Mauro Santayana – JB – Domingo, 19.04.2009
O povo norte-americano não conheceu os dissabores do colonialismo, como os conhecemos. O povoamento do território começara pouco antes do confronto que, na Inglaterra, opusera os Comuns e os Stuart, e manteria a tensão política na Grã Bretanha até a Glorious Revolution de 1688, não deixando tempo para outras preocupações. No século 18, com a expansão imperial inglesa na África e na Ásia, Londres tampouco se preocupou com a América: ali só havia bons ingleses, conservadores de sua cultura e de suas crenças. Não havia por que temê-los, nem por que os tratar com arrogância.
As tensões internas nos Estados Unidos só se iniciaram com a expansão ao Oeste e ao Sul, que os levou a dizimar povos autóctones, a comprar territórios vizinhos, como os do Vale do Mississipi (incluindo a Luisiania), da França, e o Alasca, da Rússia, e a invadir estados soberanos, como fizeram com o México, no qual se apoderaram de 1,3 milhão km2. Pensando como europeus, os norte-americanos deles herdaram a idéia de supremacia sobre os vizinhos. Sentiam-se no direito de estender a “civilização”, substituindo os espanhóis na exploração dos bárbaros do Sul. É de se lembrar que “humanistas” da Europa aplaudiram a guerra contra os mexicanos, ocorrida entre 1846 e 1848.
Essa visão preconceituosa, aliada à ganância de lucro dos homens de negócios, separou a América do Norte dos povos latino-americanos. Os países que mais sofreram foram os menores, como os da América Central, que se transformaram em repúblicas bananeiras, exploradas pelas companhias norte-americanas, entre elas a famigerada United Fruit. Os países meridionais, ainda que distanciados, também sofreram e ainda sofrem seu domínio político e econômico. Há ainda a registrar sua freqüente intervenção nos assuntos internos latino-americanos, como na Guerra do Chaco entre o Paraguai e a Bolívia, e a promoção de sangrentos golpes de Estado, entre eles os do Chile, da Argentina e do Brasil.
Há um passivo difícil de ser liquidado.
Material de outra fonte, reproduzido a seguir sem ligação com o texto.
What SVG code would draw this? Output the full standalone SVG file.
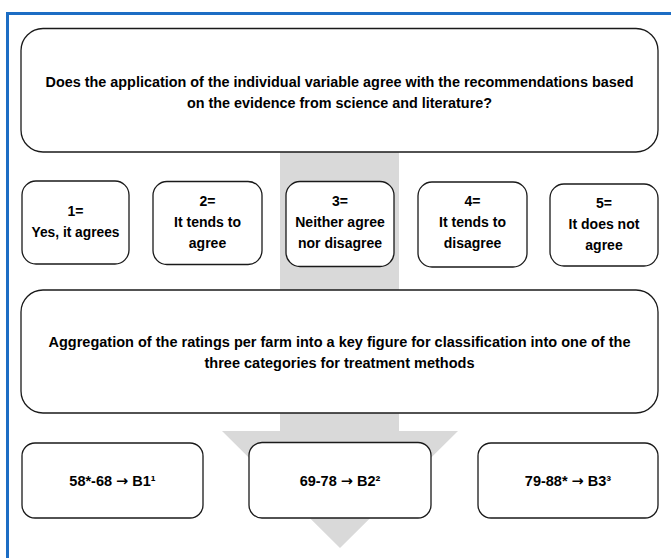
<svg xmlns="http://www.w3.org/2000/svg" width="671" height="558" viewBox="0 0 671 558">
<style>
.box{fill:#fff;stroke:#1a1a1a;stroke-width:1.3}
.t{font-family:"Liberation Sans",Arial,sans-serif;font-weight:bold;font-size:14px;fill:#000;text-anchor:middle}
.big{font-size:14.5px}
.arr{font-family:"DejaVu Sans",sans-serif;font-weight:bold}
.band{fill:#d9d9d9}
</style>
<rect x="0" y="0" width="671" height="558" fill="#fff"/>
<rect id="frame" x="7.5" y="13.5" width="700" height="600" fill="none" stroke="#1c6dc4" stroke-width="3"/>
<g id="connectors">
<rect class="band" x="280" y="150" width="119" height="142"/>
<polygon class="band" points="280,411 399,411 399,431 458,431 340,548 222,431 280,431"/>
</g>
<g id="question">
<rect class="box" x="21" y="28.5" width="637" height="123.5" rx="22"/>
<text class="t"><tspan x="339.5" y="87" textLength="588" lengthAdjust="spacingAndGlyphs">Does the application of the individual variable agree with the recommendations based</tspan><tspan x="339.5" y="108" textLength="305" lengthAdjust="spacingAndGlyphs">on the evidence from science and literature?</tspan></text>
</g>
<g id="r1">
<rect class="box" x="22" y="181" width="107" height="83" rx="14"/>
<text class="t"><tspan x="75.5" y="216">1=</tspan><tspan x="75.5" y="237" textLength="88" lengthAdjust="spacingAndGlyphs">Yes, it agrees</tspan></text>
</g>
<g id="r2">
<rect class="box" x="153" y="181.5" width="109" height="83" rx="14"/>
<text class="t"><tspan x="207.5" y="206">2=</tspan><tspan x="207.5" y="227">It tends to</tspan><tspan x="207.5" y="248">agree</tspan></text>
</g>
<g id="r3">
<rect class="box" x="286" y="181.5" width="108" height="85" rx="14"/>
<text class="t"><tspan x="340" y="206">3=</tspan><tspan x="340" y="227">Neither agree</tspan><tspan x="340" y="248">nor disagree</tspan></text>
</g>
<g id="r4">
<rect class="box" x="418" y="182" width="109" height="85" rx="14"/>
<text class="t"><tspan x="472.5" y="206">4=</tspan><tspan x="472.5" y="227">It tends to</tspan><tspan x="472.5" y="248">disagree</tspan></text>
</g>
<g id="r5">
<rect class="box" x="550" y="184" width="108" height="82" rx="14"/>
<text class="t"><tspan x="604" y="208">5=</tspan><tspan x="604" y="229">It does not</tspan><tspan x="604" y="250">agree</tspan></text>
</g>
<g id="aggregation">
<rect class="box" x="21" y="290" width="637" height="123" rx="22"/>
<text class="t"><tspan x="339.5" y="347" textLength="582" lengthAdjust="spacingAndGlyphs">Aggregation of the ratings per farm into a key figure for classification into one of the</tspan><tspan x="339.5" y="368" textLength="270" lengthAdjust="spacingAndGlyphs">three categories for treatment methods</tspan></text>
</g>
<g id="b1">
<rect class="box" x="22" y="443" width="181" height="75" rx="13"/>
<text class="t big" x="112.5" y="486">58*-68 <tspan class="arr">→</tspan> B1¹</text>
</g>
<g id="b2">
<rect class="box" x="249" y="442.5" width="182" height="75.5" rx="13"/>
<text class="t big" x="340" y="486">69-78 <tspan class="arr">→</tspan> B2²</text>
</g>
<g id="b3">
<rect class="box" x="478" y="443" width="180" height="75" rx="13"/>
<text class="t big" x="568" y="486">79-88* <tspan class="arr">→</tspan> B3³</text>
</g>
</svg>
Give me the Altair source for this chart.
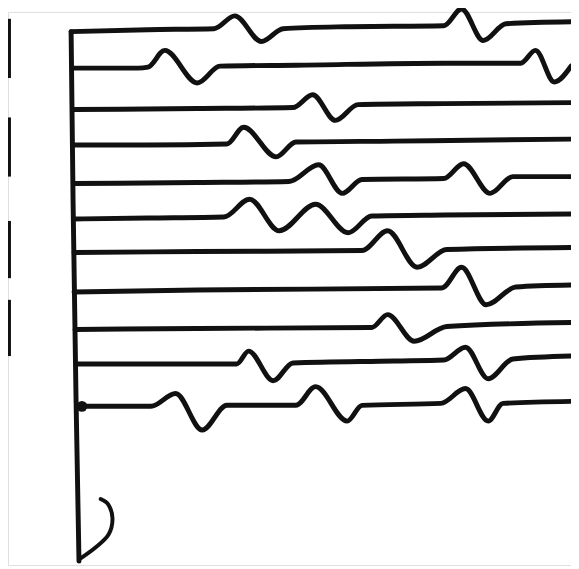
import altair as alt
import pandas as pd

# Traces (pixel-like coordinates, y grows downwards)
t1_x = [72, 150, 217, 238, 265, 287, 350, 450, 468, 490, 513, 579]
t1_y = [28, 26, 25, 12, 38, 25, 23, 22, 5, 37, 20, 18]
t2_x = [75, 140, 150, 167, 200, 223, 300, 450, 528, 543, 562, 579]
t2_y = [65, 65, 64, 47, 80, 63, 62, 60, 60, 47, 79, 63]
t3_x = [75, 200, 297, 317, 340, 363, 450, 579]
t3_y = [107, 106, 105, 92, 118, 102, 101, 100]
t4_x = [75, 150, 230, 247, 280, 300, 400, 579]
t4_y = [143, 143, 142, 125, 155, 140, 139, 137]
t5_x = [75, 200, 293, 323, 347, 367, 450, 470, 497, 520, 579]
t5_y = [182, 181, 180, 163, 192, 178, 177, 162, 192, 175, 175]
t6_x = [75, 150, 227, 253, 283, 320, 353, 377, 450, 579]
t6_y = [218, 217, 216, 198, 230, 203, 232, 215, 214, 213]
t7_x = [75, 200, 367, 393, 423, 453, 579]
t7_y = [252, 251, 250, 230, 267, 249, 247]
t8_x = [75, 200, 448, 468, 493, 523, 579]
t8_y = [292, 290, 288, 267, 305, 287, 285]
t9_x = [76, 200, 377, 393, 420, 453, 579]
t9_y = [330, 329, 328, 315, 342, 327, 323]
t10_x = [78, 180, 240, 252, 277, 297, 400, 450, 472, 495, 520, 579]
t10_y = [365, 365, 365, 352, 382, 364, 362, 361, 348, 380, 360, 357]
t11_x = [80, 153, 178, 205, 230, 300, 320, 352, 367, 447, 472, 495, 510, 579]
t11_y = [408, 408, 395, 432, 407, 407, 388, 423, 407, 405, 390, 423, 405, 403]

axis_x = [72, 74, 77, 80]
axis_y = [28, 200, 400, 565]
hook_x = [102, 110, 114, 110, 97, 82]
hook_y = [502, 508, 522, 538, 551, 562]
dot_x = [83]
dot_y = [408]
bar_y1 = [15, 115, 220, 300]
bar_y2 = [75, 175, 278, 357]

traces = [(t1_x, t1_y), (t2_x, t2_y), (t3_x, t3_y), (t4_x, t4_y), (t5_x, t5_y),
          (t6_x, t6_y), (t7_x, t7_y), (t8_x, t8_y), (t9_x, t9_y), (t10_x, t10_y),
          (t11_x, t11_y)]
rows = []
for i, (xs, ys) in enumerate(traces):
    for j, (xv, yv) in enumerate(zip(xs, ys)):
        rows.append({"trace": i + 1, "order": j, "x": xv, "y": yv})
df_tr = pd.DataFrame(rows)
df_axis = pd.DataFrame({"x": axis_x, "y": axis_y, "order": range(len(axis_x))})
df_hook = pd.DataFrame({"x": hook_x, "y": hook_y, "order": range(len(hook_x))})
df_dot = pd.DataFrame({"x": dot_x, "y": dot_y})
df_bar = pd.DataFrame({"x": [9.5] * 4, "y": bar_y1, "y2": bar_y2})

xs = alt.Scale(domain=[8, 579], nice=False, zero=False)
ys = alt.Scale(domain=[8, 569], nice=False, zero=False, reverse=True)
X = alt.X("x:Q", scale=xs, axis=None)
Y = alt.Y("y:Q", scale=ys, axis=None)
ink = "#111111"

lines = alt.Chart(df_tr).mark_line(
    interpolate="monotone", strokeWidth=5, color=ink, strokeCap="round", strokeJoin="round"
).encode(x=X, y=Y, detail="trace:N", order="order:Q")

axis_line = alt.Chart(df_axis).mark_line(
    strokeWidth=5, color=ink, strokeCap="round"
).encode(x=X, y=Y, order="order:Q")

hook = alt.Chart(df_hook).mark_line(
    interpolate="cardinal", strokeWidth=4, color=ink, strokeCap="round"
).encode(x=X, y=Y, order="order:Q")

dot = alt.Chart(df_dot).mark_circle(size=120, color=ink, opacity=1).encode(x=X, y=Y)

bars = alt.Chart(df_bar).mark_rule(strokeWidth=3, color=ink).encode(
    x=X, y=Y, y2="y2:Q"
)

chart = alt.layer(bars, axis_line, lines, hook, dot).properties(
    width=571, height=561, padding=0, autosize=alt.AutoSizeParams(type="none")
).configure_view(stroke="transparent", strokeWidth=0).configure(background="white")

chart.save("out.html", embed_options={"renderer": "svg", "actions": False})
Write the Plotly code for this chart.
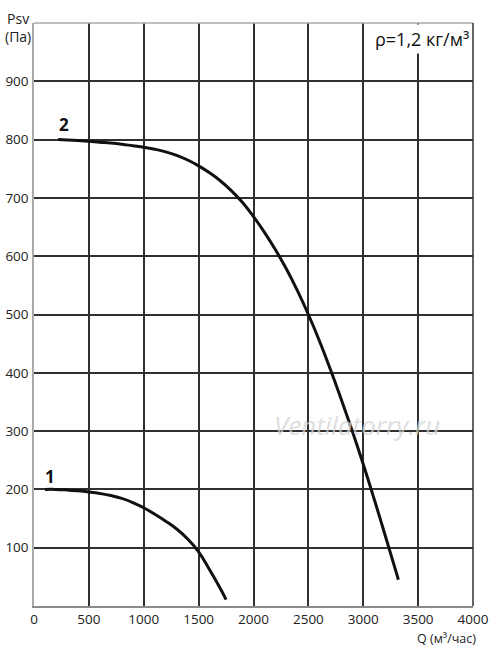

Ele é ainda maior no caso de Cuba. O governo Eisenhower não conseguiu entender o objetivo real da Revolução Cubana, que era, além de melhorar a vida de seu povo, o de derrubar Batista e impor a moralidade burguesa aos costumes de Havana, com o fechamento dos bordéis e o controle dos cassinos explorados pela máfia de Chicago. Poucos dos revolucionários (o Che entre eles) imaginavam ser possível um regime socialista na ilha. A pressão dos poderes de fato dos Estados Unidos levou o governo de Washington a iniciar sua hostilidade contra os revolucionários, hostilidade que cresceu no governo do presidente Kennedy, tão louvado pelos que não conhecem bem a raiz quadrada da História. Castigados primeiro pela ocupação direta dos Estados Unidos, amputado o seu território com o enclave na Baía de Guantánamo, que perdura em suas costas como bócio incurável; submetidos ao bloqueio econômico, os cubanos buscaram o apoio soviético. E foi esse apoio, aliado à posição de alguns governos latino-americanos da época, entre eles, de forma firme, o Brasil, que impediu Kennedy e seus sucessores de arrasarem o país e seu povo.
Raúl Castro aceitou negociar com os Estados Unidos, de “igual para igual”. Se isso vier a ocorrer, será a primeira vez. Desde que os americanos intervieram na guerra de independência de Cuba e, vencendo a Espanha, ocuparam a ilha, os cubanos são tratados com desdém. Qualquer seja a opinião que tenhamos de seu regime e de seus dirigentes, é admirável sua resistência ao longo de quase meio século. Raúl não se opõe a mandar para os Estados Unidos os dissidentes do regime que se encontram presos e suas famílias, e só exige que cinco cubanos, prisioneiros na Flórida, sob a acusação de espionagem, sejam devolvidos à pátria. Diante disso, será difícil continuar o bloqueio contra a ilha.
De qualquer forma é estranho que os Estados Unidos, que mantêm a prisão de Guantánamo, uma afronta aos princípios elementares de justiça; que confessadamente seqüestram e torturam cidadãos estrangeiros; que invadiram o Iraque e patrocinaram a farsa do julgamento e a oprobriosa execução de Saddam Hussein, falem de respeito aos direitos humanos em Cuba.
Resta saber se eles, sob Obama, estão decididos a respeitar a soberania de Cuba, nas negociações que se articulam, ou desejam simplesmente restaurar a democracia dos tempos de Gerardo Machado e Fulgêncio Batista, seus fiéis vassalos.